In this shot the 85mm allowed me to separate my subject from the background while still adding nice textures and colors that co respond to the feeling of the photo. Photo by Spencer Roleke. Sony α7R III. Sony 85mm f/1.8. 1/400-sec., f/1.8, ISO 100

Sony 50mm f/1.8: Ah the trusty nifty fifty. I get asked quite often from beginner photographers what is the first lens they should buy and this one is always my first recommendation. It is a clutch addition to any photographer's bag and at its low price point, it’s impossible to pass up on. The 50mm is the most comparable to how the human eye experiences life, which makes it that much capable of capturing the photo exactly how you intended.


The 50mm adds a realistic feel to this portrait while still incorporating depth and a view of the surrounding scenery. Photo by Spencer Roleke. Sony α7R III. Sony 50mm f/1.8. 1/1600-sec., f/1.8, ISO 100

Sony 35mm f/1.8: I was stoked when Sony added this lens to their prime lineup. The 35mm f/1.8 is the perfect lens for me for video projects and environmental portraiture. With a rather short minimum focusing distance, this lens also works great as a back up macro lens of sorts. When combined with the 85mm and 50mm, this prime trio is unstoppable!


I used the 35mm to stack three light-painted images of this mushroom. Thanks to its shallow focusing and wide aperture it worked great to create a cool perspective on the forest floor. Photo by Spencer Roleke. Sony α7 III. Sony 35mm f/1.8. 1/160-sec., f/4, ISO 320


Gear Bag - Vinta Type II: As any photographer knows, finding a bag that works well with you and your shooting style is very important. My bag of choice is the Type II by Vinta. This bag is the perfect take on my modern minimalist style but still offers the versatility to hold all my gear.

Macbook Pro 16-inch: The 16-inch MacBook Pro has been an absolute workhorse in my collection. It allows me to edit photos and video without any interruptions.

Peak Design Cuff: As someone who is constantly on his feet while shooting, this wrist strap is awesome! It gives me the peace of mind that I won’t drop my gear and is less obtrusive than a standard camera neck strap.

Air Blower/Lens Pen: When outside and swapping lenses, it is inevitable that earth’s elements will affect your gear. I always keep an air blower to knock dust off my sensor and a lens pen to clean any marks on my lenses.

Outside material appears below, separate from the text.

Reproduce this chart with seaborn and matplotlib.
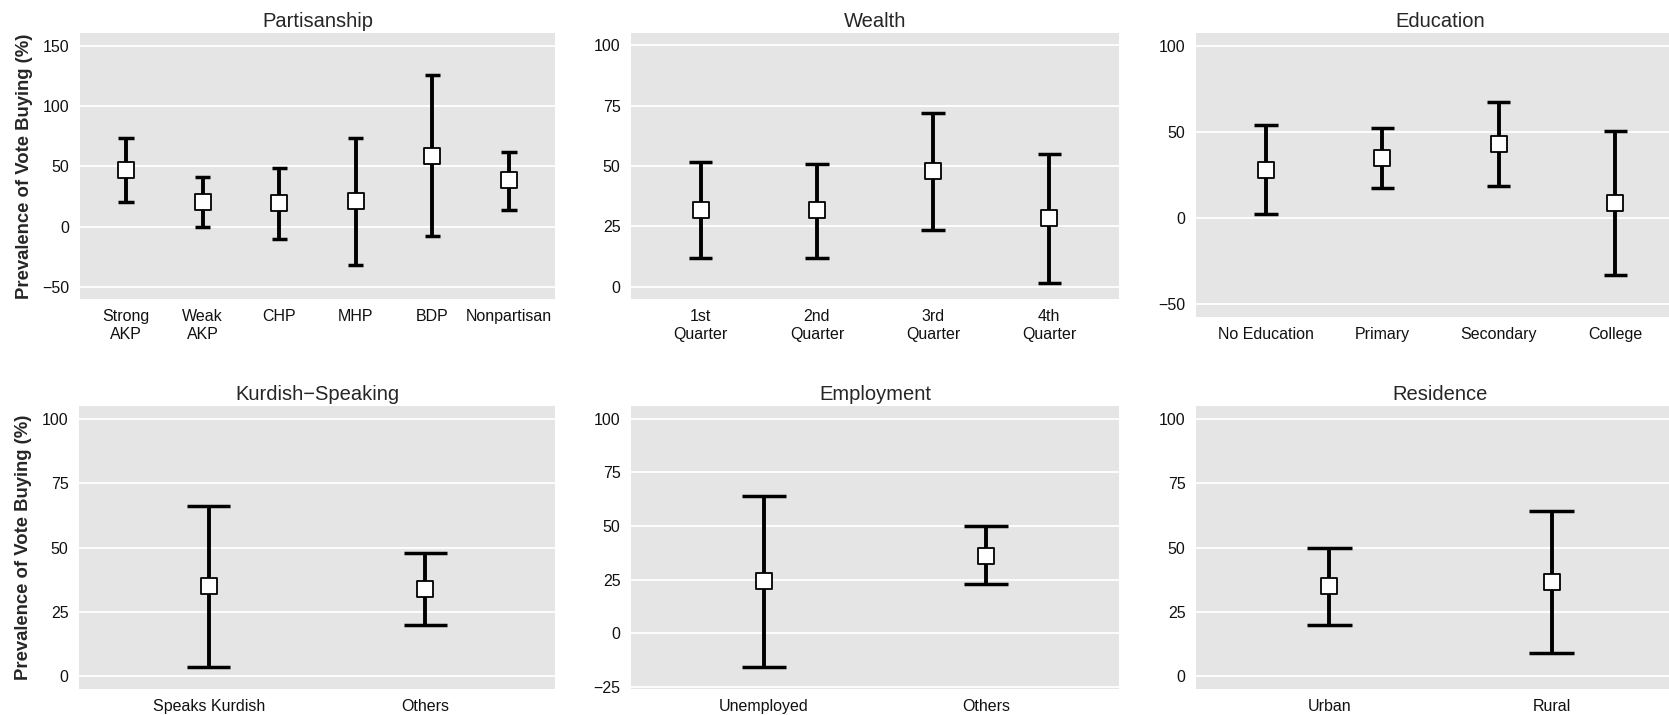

Manfrotto Action Smart Tripod: This tripod is a great option for someone looking for a lightweight yet durable tripod at a reasonable price point. I have used it in all types of conditions and it has held its own very well.

Sony Z Type Batteries: I always make sure to carry at least two extra Z type batteries in my bag. Even though the new batteries last forever, I still like to be prepared for any circumstance.

SD Card Organizer: There have been too many instances where I have forgotten my SD card or had to clear it out before going on an adventure. Since investing in this organizer it never leaves home without me.